Está isto longe de significar que esses narradores se sobreponham, confundam ou, muito menos, se imitem.

Ou seja, se existe, ou melhor, me parece existir, coincidência em certas temáticas e em determinadas características dos protagonistas (desses dois protagonistas), já o mesmo se não pode afirmar das suas vidas, por exemplo, das razões das suas fugas (aliás, em boa parte desconhecidas, no primeiro caso, contrariamente ao segundo) e da materialização destas (tão diversas quer na sua expressão, quer no final em que desaguam – este, aliás e curiosamente, não revelado no primeiro caso, explícito no segundo). 

Quer isto dizer que, pese embora as assinaladas coincidências, estamos perante enredos totalmente distintos, significando, assim, que a criatividade/originalidade do autor continua totalmente à solta e em alta, à semelhança do (já) demonstrado em "Baiôa".

Aventuro-me a ilustrar a diferença entre os dois romances nos seguintes moldes: "Baiôa" desenha-se como uma planície, já "Morro" se esculpe como paisagem acidentada, entre as alturas do morro e o leito do rio, lá em baixo.

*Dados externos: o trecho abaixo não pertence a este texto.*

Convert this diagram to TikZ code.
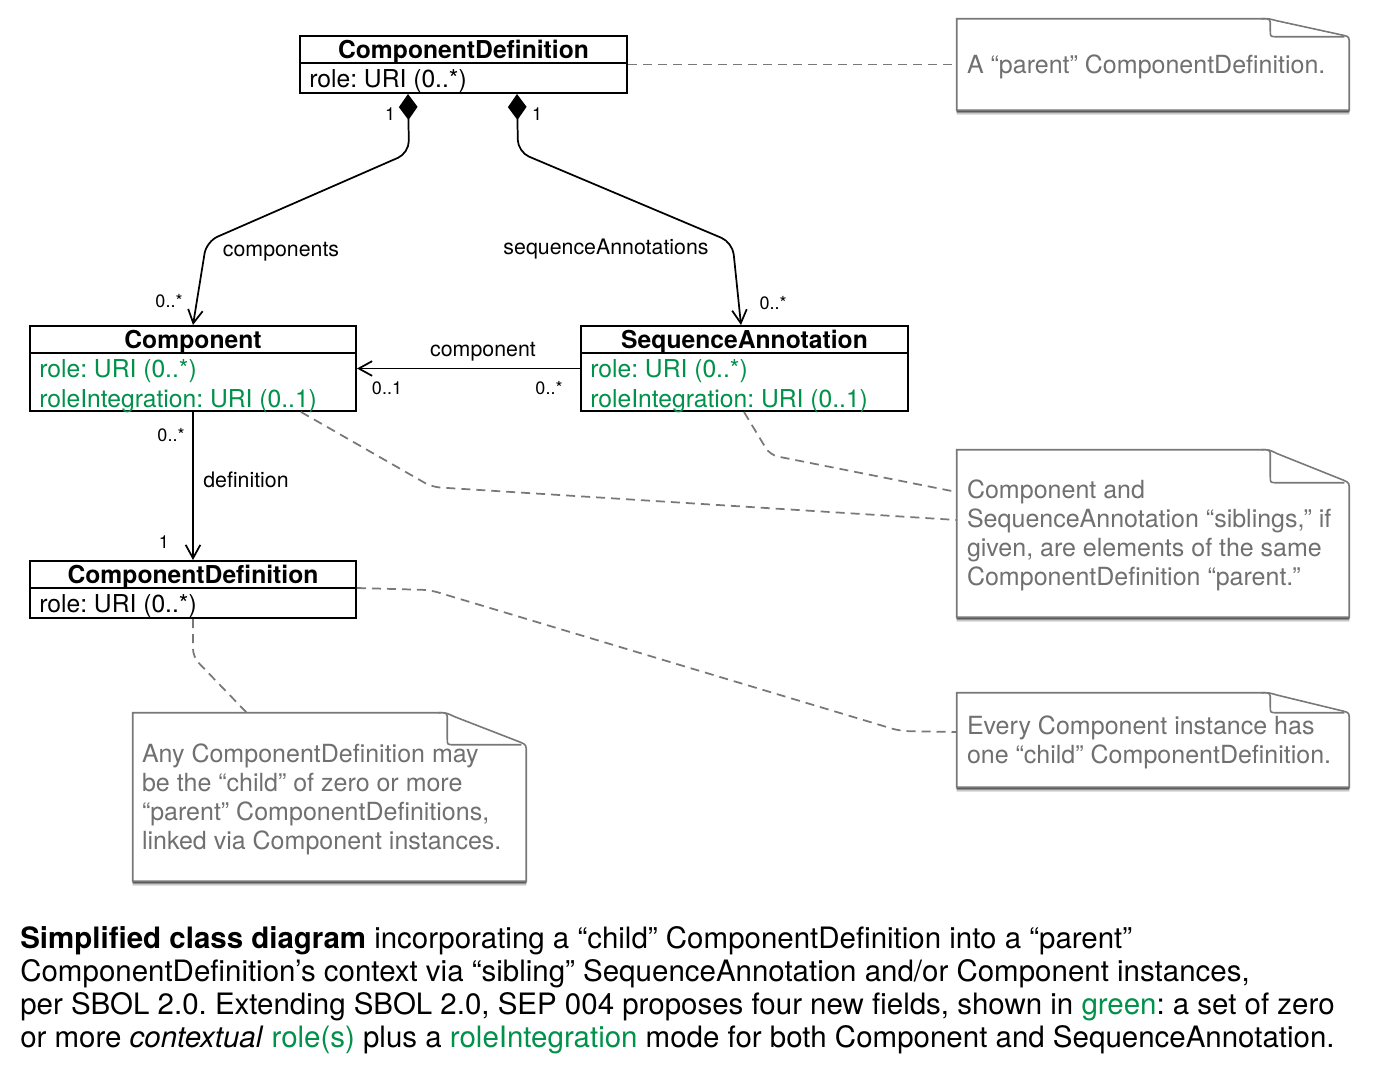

Curiosamente, esta imagem vai ao encontro da localização dos romances, o primeiro no Alentejo, o segundo na cidade do Porto, entre a Sé e o Douro. Todavia, a constatação de tal alteridade não se alicerça neste aspecto – aliás, ocorreu-me antes da tomada de consciência do mesmo –, antes tem a ver com os fios narrativos de um e outro dos livros e aquilo que estes sugerem no tocante ao respectivo processo criativo, pois, em "Baiôa", assiste-se a uma articulação pré-definida, de princípio/meio/fim, como se o autor tivesse todos estes aspectos pensados/estruturados à partida, enquanto em "Morro", ao menos a partir de certa altura, parece haver um improviso permanente sobre o próximo passo a dar, como se o destino da personagem principal – refiro-me à narradora – houvesse permanecido em aberto até (quase) ao final, acabando por ser influenciado pelo destino da outra personagem – a própria cidade –, que, aparecendo praticamente desde o início, vai tomando grandeza até determinar tal influência, num cruzamento de sucessivos acontecimentos, tão inesperados quanto insólitos e desafiadores, os quais, tal qual antes assinalei, impõem ao leitor uma corrida de página em página, até à revelação final (e é mesmo dizer, página final).

IV

Em suma, como já deve ter dado para perceber, considero "Morro" um excelente romance, pelo que – valha isso o que valer – recomendo vivamente a sua leitura. Mas, para os que (ainda) o não fizeram, permito-me recomendar, pela mesma razão, a leitura de "Baiôa", esse primeiro romance que tanto me cativou, desencadeando uma premente necessidade de continuar a ler Rui Couceiro.